UI head coach Kirk Ferentz met with a throng of reporters at the 2012 Big Ten Media Days. Photo by Darren Miller.
Ferentz enters Year No. 14 as head coach, and he is four wins away from victory 100 (96-66).
"They stay with their people and I'm very, very appreciative of that," Ferentz said of the UI administration, drawing a parallel to a successful philosophy of the Pittsburgh Steelers football program. "The University of Iowa has been tremendous to me on a professional basis, and more important to me, is what they've done for our family."
Fifty-seven of Ferentz's 96 victories have come against Big Ten competition, and Big Ten football is why hundreds of coaches, players, administrators, and media converged for three days of interviews, interviews, and more interviews.
Ferentz opened his comments by complimenting the 2012 Hawkeye team for its "good attitude" and the potential to "grow into a good football team." Iowa opens the season Sept. 1 at Soldier Field in Chicago against Northern Illinois, a team that won 11 times last season, including a 38-20 victory against Arkansas State in the GoDaddy.com Bowl.
Ferentz enjoys playing at Soldier Field, home of the NFL's Chicago Bears. The last time the Hawkeyes played there, they defeated Northern Illinois, 16-3, in 2007.
"A lot of our general student body is from Chicago and we have a lot of alums there as well, so it makes perfect sense," Ferentz says. "People from our state love coming up to this town. The only bad thing is, we're playing an outstanding football team in Northern Illinois."
Ferentz referred to the 2012 offseason as historic, since the Hawkeyes replaced longtime defensive coordinator Norm Parker (retirement) and offensive coordinator Ken O'Keefe (wide receivers coach for the Miami Dolphins) with a promotion of Phil Parker (defense) and the addition of Greg Davis (offense).
"We'll look a little bit different, but in some ways the same," Ferentz says.
Also added to the UI staff are two former players and team captains LeVar Woods (linebackers) and Brian Ferentz (offensive line).
The most popular question for Big Ten coaches was their philosophy on recruiting players from Penn State in wake of recent penalties handed out to the Nittany Lions by the NCAA. Ferentz called the situation "complex and confusing." First, he says, other schools need to be compliant when considering the Penn State student-athletes. Then it is a case of programs doing what they feel is appropriate.
"That's what we try to do," Ferentz says.
Twice Ferentz was asked about his team's status at running back, where the preseason depth chart shows sophomores Damon Bullock and De'Andre Johnson sitting 1-2.
"We have a lot of positions right now that are wide-open," Ferentz says. "It's very likely that maybe one of those two guys (true freshmen Greg Garmon or Barkley Hill)—or maybe both of them—will end up playing."

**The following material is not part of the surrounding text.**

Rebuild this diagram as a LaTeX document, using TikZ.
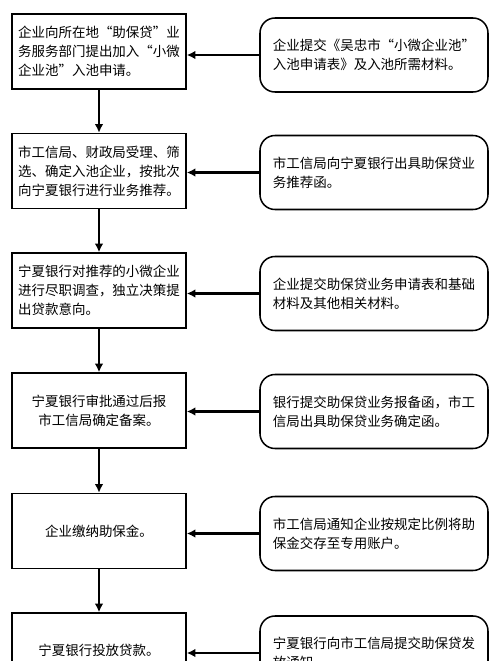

Ferentz ended his discussion by saying the Hawkeye program can't do anything different from what it has already done to avoid attrition at the running back position. That's life in college football, he says, and each year is a different year.
"We'll continue to recruit guys that we think are going to have a chance to have a great career and get their degree from Iowa," Ferentz says. "It's really no different from any other position."